There is also a long-discussed “rule of necessity” concept in American judging: if every judge is disqualified and the court cannot act, the system may tolerate participation that would otherwise be disfavored. Even when it is not formally invoked, it helps explain why Supreme Court recusal debates always include a second question. Not only, “Is there an appearance problem?” but also, “What happens to the country if the Court cannot decide?”
Quick answers
Can Supreme Court justices be forced to recuse?
In ordinary practice, no. A justice decides whether to recuse. The legal standards come from federal statute, the Court’s own ethics code, and constitutional due process, but enforcement is largely internal.
Why do justices recuse themselves?
Most commonly because of a financial interest, prior involvement in the same matter, close family connections, or an appearance of partiality that could reasonably undermine confidence in the decision.

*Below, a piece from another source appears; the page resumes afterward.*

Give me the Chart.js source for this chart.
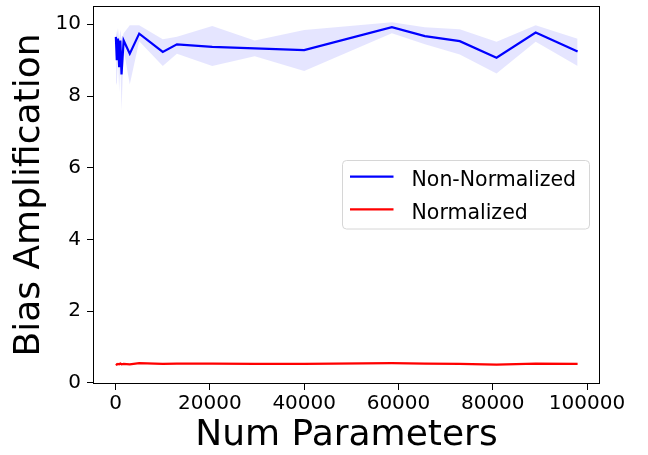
<!DOCTYPE html>
<html>
<head>
<meta charset="utf-8">
<script src="https://cdn.jsdelivr.net/npm/chart.js@4/dist/chart.umd.min.js"></script>
<style>
html,body{margin:0;padding:0;background:#fff;}
canvas{display:block;}
</style>
</head>
<body>
<canvas id="c" width="648" height="455"></canvas>
<script>
const numParams = [50, 250, 500, 750, 1000, 1250, 1700, 3000, 5000, 10000, 13000, 20500, 29500, 40000, 58600, 65600, 73000, 80800, 89100, 98000];
const nonNormMean = [9.65, 9.0, 9.6, 8.8, 9.55, 8.6, 9.55, 9.18, 9.74, 9.23, 9.44, 9.37, 9.33, 9.28, 9.92, 9.67, 9.53, 9.07, 9.77, 9.24];
const nonNormUpper = [9.85, 9.7, 9.9, 9.6, 9.85, 9.6, 9.75, 9.97, 9.97, 9.58, 9.65, 9.95, 9.55, 9.84, 10.06, 9.92, 9.86, 9.51, 9.97, 9.6];
const nonNormLower = [8.4, 8.3, 9.1, 8.1, 9.0, 7.58, 9.3, 8.32, 9.53, 8.84, 9.18, 8.84, 9.11, 8.70, 9.75, 9.44, 9.16, 8.63, 9.51, 8.84];
const normMean = [0.53, 0.51, 0.53, 0.52, 0.54, 0.52, 0.53, 0.52, 0.55, 0.53, 0.54, 0.54, 0.53, 0.53, 0.55, 0.54, 0.53, 0.51, 0.54, 0.53];
const normUpper = [0.55, 0.54, 0.55, 0.54, 0.56, 0.55, 0.55, 0.54, 0.57, 0.55, 0.56, 0.56, 0.55, 0.55, 0.57, 0.56, 0.55, 0.53, 0.56, 0.55];
const normLower = [0.51, 0.48, 0.51, 0.50, 0.52, 0.49, 0.51, 0.50, 0.53, 0.51, 0.52, 0.52, 0.51, 0.51, 0.53, 0.52, 0.51, 0.49, 0.52, 0.51];
const xTicks = [0, 20000, 40000, 60000, 80000, 100000];
const yTicks = [0, 2, 4, 6, 8, 10];
const seriesLabels = ['Non-Normalized', 'Normalized'];
const xTitle = 'Num Parameters';
const yTitle = 'Bias Amplification';

const pts = arr => arr.map((v, i) => ({x: numParams[i], y: v}));
const FONT = 'DejaVu Sans';

const framePlugin = {
  id: 'frame',
  afterDraw(chart) {
    const {ctx, chartArea: a} = chart;
    ctx.save();
    ctx.strokeStyle = '#000';
    ctx.lineWidth = 1;
    const l = Math.round(a.left) + 0.5, t = Math.round(a.top) + 0.5;
    const r = Math.round(a.right) - 0.5, b = Math.round(a.bottom) - 0.5;
    ctx.strokeRect(l, t, r - l, b - t);
    // legend
    const bx = 342.5, by = 160.5, bw = 247, bh = 68.5, rad = 4;
    ctx.beginPath();
    ctx.moveTo(bx + rad, by);
    ctx.arcTo(bx + bw, by, bx + bw, by + bh, rad);
    ctx.arcTo(bx + bw, by + bh, bx, by + bh, rad);
    ctx.arcTo(bx, by + bh, bx, by, rad);
    ctx.arcTo(bx, by, bx + bw, by, rad);
    ctx.closePath();
    ctx.fillStyle = 'rgba(255,255,255,0.8)';
    ctx.fill();
    ctx.strokeStyle = '#d6d6d6';
    ctx.stroke();
    const rows = [
      {label: seriesLabels[0], color: '#0000ff', y: 176.7, base: 186},
      {label: seriesLabels[1], color: '#ff0000', y: 209.3, base: 218.5}
    ];
    ctx.font = '20.5px "' + FONT + '"';
    ctx.textBaseline = 'alphabetic';
    ctx.textAlign = 'left';
    rows.forEach(r0 => {
      ctx.beginPath();
      ctx.strokeStyle = r0.color;
      ctx.lineWidth = 2.2;
      ctx.moveTo(350, r0.y);
      ctx.lineTo(393.5, r0.y);
      ctx.stroke();
      ctx.fillStyle = '#000';
      ctx.fillText(r0.label, 411.5, r0.base);
    });
    ctx.restore();
  }
};

new Chart(document.getElementById('c'), {
  type: 'line',
  data: {
    datasets: [
      {label: 'nn-upper', data: pts(nonNormUpper), borderWidth: 0, pointRadius: 0, fill: false, order: 2, tension: 0},
      {label: 'nn-lower', data: pts(nonNormLower), borderWidth: 0, pointRadius: 0, fill: '-1', backgroundColor: 'rgba(0,0,255,0.1)', order: 2, tension: 0},
      {label: 'n-upper', data: pts(normUpper), borderWidth: 0, pointRadius: 0, fill: false, order: 2, tension: 0},
      {label: 'n-lower', data: pts(normLower), borderWidth: 0, pointRadius: 0, fill: '-1', backgroundColor: 'rgba(255,0,0,0.1)', order: 2, tension: 0},
      {label: seriesLabels[0], data: pts(nonNormMean), borderColor: '#0000ff', borderWidth: 2.2, pointRadius: 0, fill: false, order: 0, tension: 0},
      {label: seriesLabels[1], data: pts(normMean), borderColor: '#ff0000', borderWidth: 2.2, pointRadius: 0, fill: false, order: 0, tension: 0}
    ]
  },
  options: {
    responsive: false,
    animation: false,
    devicePixelRatio: 1,
    layout: {padding: {left: 0, top: 6, right: 48, bottom: 0}},
    plugins: {legend: {display: false}, tooltip: {enabled: false}},
    scales: {
      x: {
        type: 'linear',
        min: -4800,
        max: 102750,
        afterBuildTicks: s => { s.ticks = xTicks.map(v => ({value: v})); },
        afterFit: s => { s.height = 71; s.paddingLeft = 0; s.paddingRight = 0; },
        ticks: {
          color: '#000',
          font: {family: FONT, size: 20},
          padding: 2,
          maxRotation: 0,
          autoSkip: false,
          callback: v => String(v)
        },
        grid: {drawOnChartArea: false, drawTicks: true, tickLength: 6, tickColor: '#000', tickWidth: 1},
        border: {display: false},
        title: {display: true, text: xTitle, color: '#000', font: {family: FONT, size: 36, lineHeight: 1}, padding: {top: 0, bottom: 1.2}}
      },
      y: {
        type: 'linear',
        min: -0.03,
        max: 10.51,
        afterBuildTicks: s => { s.ticks = yTicks.map(v => ({value: v})); },
        afterFit: s => { s.width = 93; s.paddingTop = 0; s.paddingBottom = 0; },
        ticks: {
          color: '#000',
          font: {family: FONT, size: 20},
          padding: 6,
          autoSkip: false,
          callback: v => String(v)
        },
        grid: {drawOnChartArea: false, drawTicks: true, tickLength: 6, tickColor: '#000', tickWidth: 1},
        border: {display: false},
        title: {display: true, text: yTitle, color: '#000', font: {family: FONT, size: 36, lineHeight: 1}, padding: {top: 11.2, bottom: 0}}
      }
    }
  },
  plugins: [framePlugin]
});
</script>
</body>
</html>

Does a recusal mean the justice did something wrong?
Not necessarily. Recusal is often precautionary. It can also be required even when no one alleges misconduct, such as when a justice owns stock connected to a party.
What happens if the Court splits 4 to 4?
The lower court decision stands for the parties, but it does not create a Supreme Court precedent. That can leave the country with different rules in different circuits or states until the Court resolves the issue in a later case.
The civic takeaway
The Constitution does not contain a neat, explicit “recusal clause.” Instead, Supreme Court ethics is built from overlapping pieces: statutory recusal rules, the Court’s own code of conduct, a due process baseline of impartial adjudication, and the institutional reality of a Court designed to be independent from political control.
That design makes today’s Kagan dispute about more than one justice and one case. It is a reminder that the Supreme Court’s legitimacy depends not only on what it decides, but on whether the country believes the decision-makers were positioned to decide fairly in the first place.